By silicon.com, 1 October 2004 16:10
NEWS 01.10.1999: An international group of technology lawyers is meeting tomorrow in London to discuss the potential legal fall-out from Y2K.
Dubbed 'Lex Millenniale', the group consists of lawyers from 16 countries who will share information on Y2K litigation matters and make referrals if necessary.
Topics for discussion include Y2K insurance coverage, millennium bug software escrow, and the impact of Y2K on corporate and securities law.
01.10.2004: Well there wasn't much fall-out in the end because we're all still alive and the world didn't actually end at midnight on 31 December 1999 (or 31 December 2000 if you were one of those who knew we'd calculated the millennial clock incorrectly).
The 'Lex Millenniale' appears to have been nothing more than another one of the many talking shops in the build up to Y2K which managed to convince everyone that planes would be falling out of the sky, and that power cut-outs and all manner of other disasters because of the so-called millennium bug would mean many computers would not recognise the year 2000 and so cease to work.

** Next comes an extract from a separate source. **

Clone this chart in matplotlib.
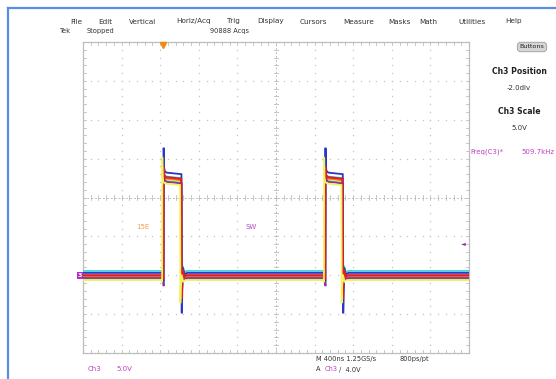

Of course nothing much did actually happen, apart from people and businesses questioning why they'd been scared into spending so much money on fixing the Y2K bug. Others still argue that it was because of all the money spent that nothing bad did happen in the end.
Whatever the real answer, all it did was damage the credibility of the IT industry and increase cynicism and scepticism in the future claims of IT vendors – at least until the dot-com boom.